Конфликта между Горацием и Куриацием как людьми нет, что и подчёркивает особо Корнель, вводя отсутствующий в предании эпизод, когда Куриаций навещает дом своей невесты накануне боя, ещё не ведая, что именно он с братьями выбран теми, кому предстоит сразиться с римлянами. Их столкновение происходит как производные от столкновения их городов: каждый верен долгу и чести, но для Горация здесь всё обращается в одну плоскость, для Куриация сохраняется признание других измерений, которые вновь вступят в свою силу ровно в тот момент, когда война прекратится.

И тем самым для Горация – в трактовке Корнеля – война не заканчивается никогда, для Куриация она есть только одно из состояний, к тому же нарушающее нормальное, мирное – но которое отстаивается лишь тем, что каждый из сограждан способен в войне быть готовым жертвовать всем. Но сама эта жертва – жертва миру: и общая рамка, которую выстраивает Корнель, здесь идя за традицией, в том, что решается вопрос: кому стать правителями, кому стать подданными. Но это именно вопрос о дальнейшем устройстве: война должна установить мир, а сама схватка Горациев и Куриациев – заменой общему братоубийству.

Иллютрация из пьесы Корнеля «Гораций». Фото: Gallica / bibliothèque numérique de la BnF
Иллютрация из пьесы Корнеля «Гораций». Фото: Gallica / bibliothèque numérique de la BnF

Прообразы двух героев Корнеля вполне читаемы – Ахилл и Гектор, и первый славен как герой, но второй идеален как человек. А финальное решение, помилование, даруемое Горацию, – одновременно и его осуждение, ведь по силе старых законов он должен быть осуждён и сам готов к смерти, принимая ту самую свирепую добродетель, что запечатлена не в нём одном, но во всём варварском порядке. Но царь дарует ему жизнь за его подвиг – поскольку к одному действию не может быть сведён человек, он только что убил сестру, но ранее – спас Рим: убийцу сестры надлежит казнить, но нельзя казнить спасителя Отечества. А Гораций рвётся к смерти, поскольку она позволит ему остаться тем самым – единственным – героем, ведь дальнейшая жизнь означает всё новые и новые дела и ситуации. Невозможно, чтобы ему вновь было суждено совершить равное тому, что он уже свершил, а превзойти это – невозможно, и остаётся лишь порядок низших дел. Царь Тулл дарует ему жизнь, и само помилование оказывается новым чествованием героя.
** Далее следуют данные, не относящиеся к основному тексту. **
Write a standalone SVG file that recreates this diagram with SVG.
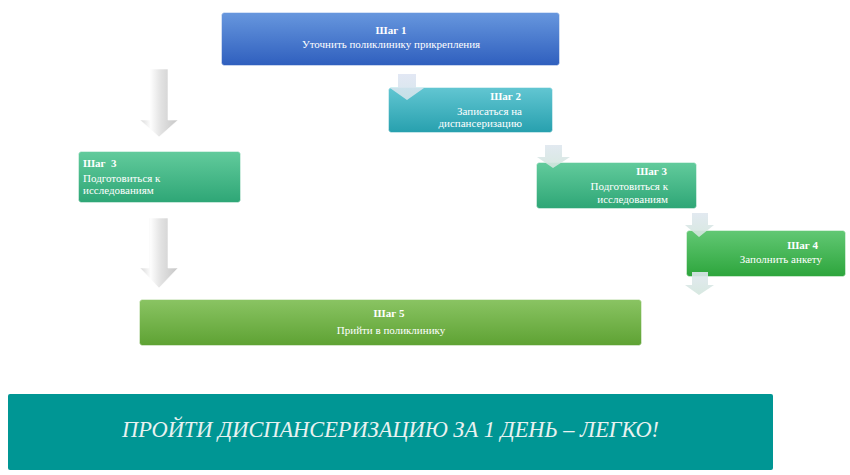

В прямом противоречии с преданием (где именно народное собрание дарует Горацию жизнь), Корнель вкладывает в уста Горация-отца реплику, осуждающую суждения толпы. Только «верховный суд царя, вождя иль мудреца» способен воистину оценить храбреца, только от него он может «подлинной украситься хвалою», чему иронично вторит посвящение Ришелье, дарующему Корнелю свободу от публики, возможность опираться лишь на его просвещённый приговор.